The SWGIT membership consisted of approximately fifty scientists, photographers, instructors, and managers from more than two dozen federal, state, and local law enforcement agencies, as well as from the academic and research communities. The membership elected its officers from within.
SWGIT was composed of the Executive Committee, four standing subcommittees, and ad hoc subcommittees appointed on an as-needed basis. The standing subcommittees were: Image Analysis, Forensic Photography, Video, and Outreach. This group was terminated in 2015.

==Legal Proceedings==
The following court cases have conducted Daubert v. Merrell Dow Pharm., Inc., 509 U.S. 579 (1993) hearings in which SWGIT best practice documents have been cited as accepted protocol, methodology, and as generally accepted techniques in the forensic community:

- U. S. v. Rudy Frabizio, U.S. District Court, Boston, MA, 2008 (Image Authentication)
- U.S. v. Nobumochi Furukawa, U.S. District Court, Minnesota, 2007 (Video Authentication)
- U.S. v.

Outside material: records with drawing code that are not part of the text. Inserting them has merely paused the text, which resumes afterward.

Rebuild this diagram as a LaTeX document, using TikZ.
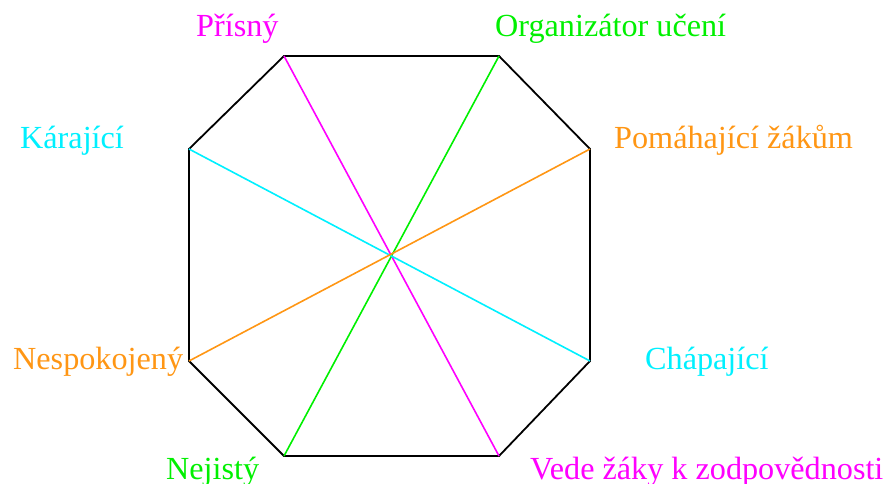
\documentclass[tikz,border=0pt]{standalone}
\usepackage{fontspec}
\setmainfont{Liberation Serif}
\definecolor{mymag}{RGB}{255,0,255}
\definecolor{mygreen}{RGB}{0,240,0}
\definecolor{mycyan}{RGB}{0,240,255}
\definecolor{myorange}{RGB}{255,150,20}
\begin{document}
\begin{tikzpicture}[x=1pt,y=-1pt,
  lbl/.style={anchor=base west,inner sep=0pt,font=\fontsize{32.2}{38}\selectfont},
  edge/.style={draw=black,line width=1.8pt,line join=miter},
  diag/.style={line width=1.6pt}]
\useasboundingbox (0,0) rectangle (885,483);
% octagon vertices
\coordinate (tl) at (284,56);
\coordinate (tr) at (499,56);
\coordinate (rt) at (590,149);
\coordinate (rb) at (590,361);
\coordinate (br) at (499,456);
\coordinate (bl) at (284,456);
\coordinate (lb) at (189,361);
\coordinate (lt) at (189,149);
\draw[edge] (tl) -- (tr) -- (rt) -- (rb) -- (br) -- (bl) -- (lb) -- (lt) -- cycle;
% diagonals
\draw[diag,mymag] (tl) -- (br);
\draw[diag,mygreen] (tr) -- (bl);
\draw[diag,mycyan] (lt) -- (rb);
\draw[diag,myorange] (rt) -- (lb);
% labels
\node[lbl,text=mymag] (prisny) at (196,36.5) {Přísný};
\node[lbl,text=mygreen] (organ) at (495,36.5) {Organizátor učení};
\node[lbl,text=mycyan] (karajici) at (20,148.5) {Kárající};
\node[lbl,text=myorange] (pomah) at (614,148.5) {Pomáhající žákům};
\node[lbl,text=myorange] (nespok) at (13,369) {Nespokojený};
\node[lbl,text=mycyan] (chapaj) at (645,369) {Chápající};
\node[lbl,text=mygreen] (nejisty) at (166,479) {Nejistý};
\node[lbl,text=mymag] (vede) at (530,479) {Vede žáky k zodpovědnosti};
\end{tikzpicture}
\end{document}
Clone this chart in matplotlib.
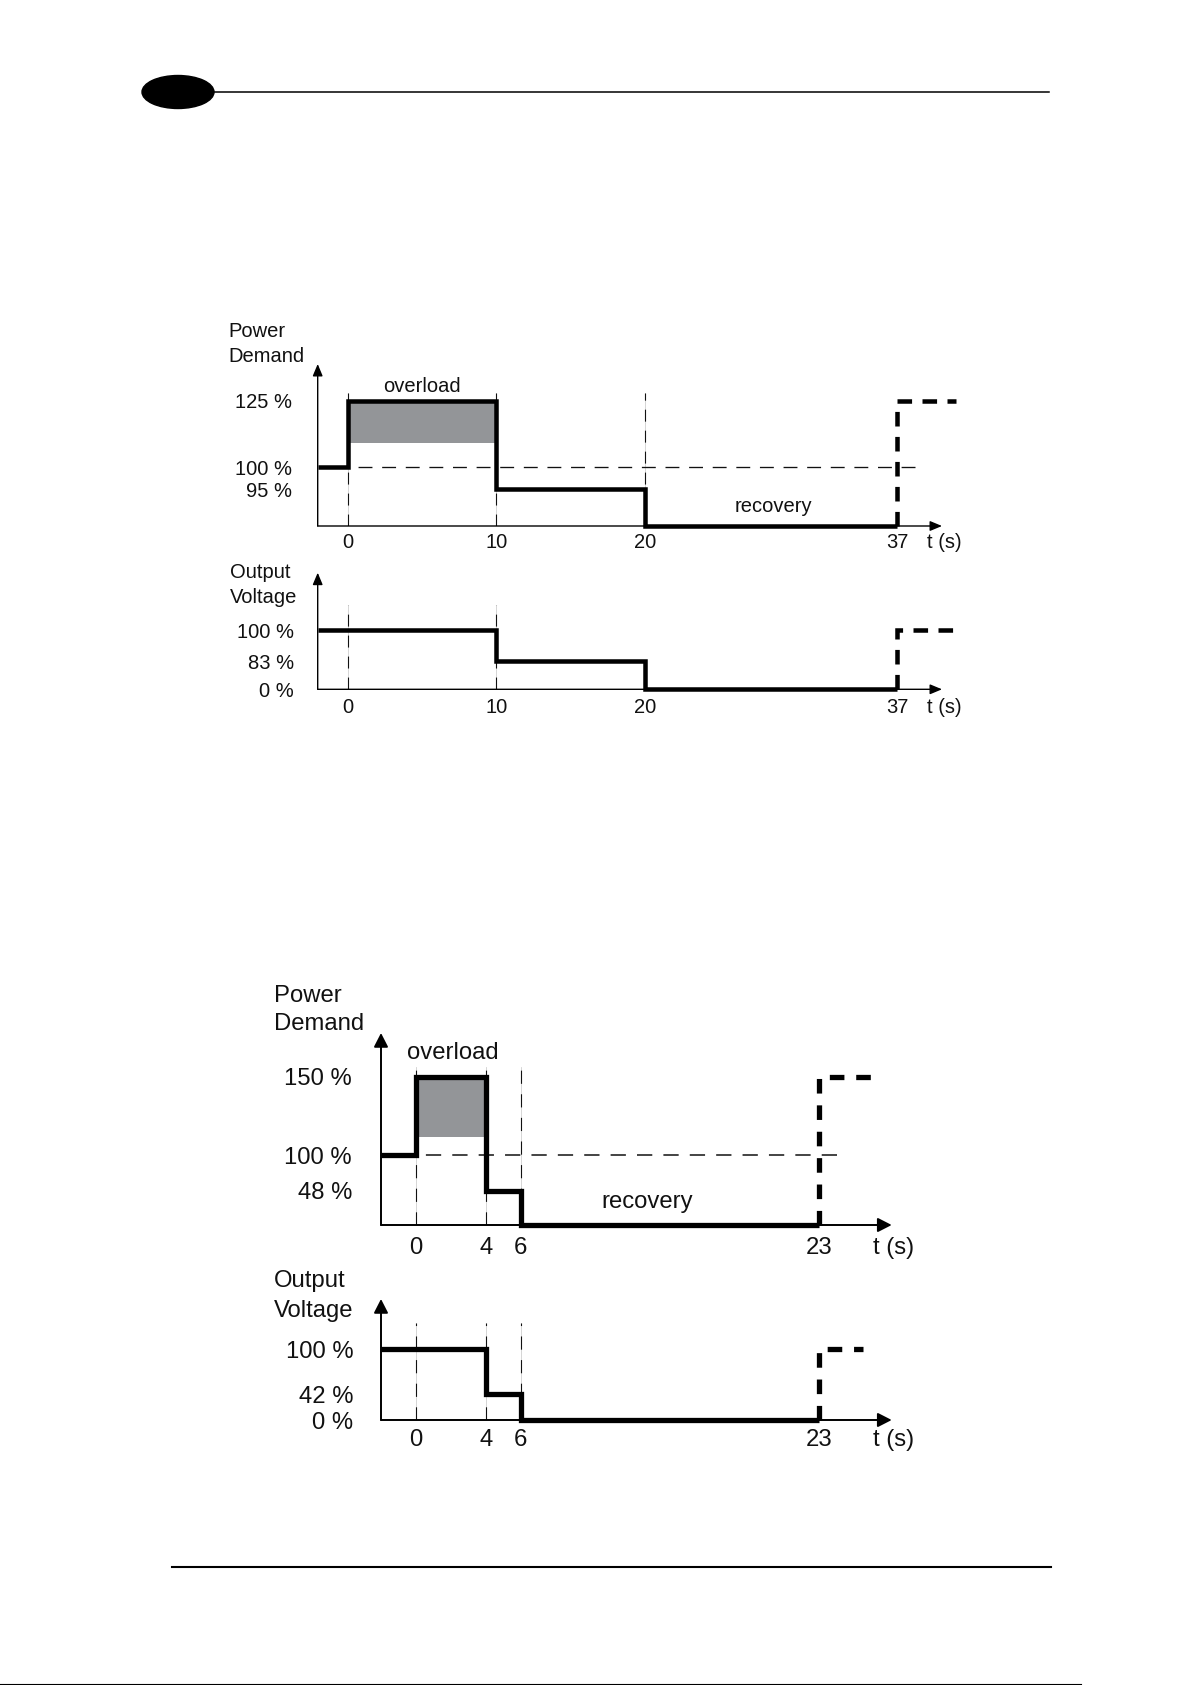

John Stroman, U.S. District Court, South Carolina, 2007 (Facial Comparison Analysis)
- State of Texas v. Daniel Day, Tarrant County Texas, 2005 (Camera Identification to Images)
- U.S. v. Marc Watzman, U.S. District Court, Northern Illinois, 2004 (Video Authentication)
- U.S. v. McKreith, U.S. District Court, Fort Lauderdale, FL, 2002 (Photo comparison of shirt)

==Termination==
This group was unfunded by the FBI in 2015.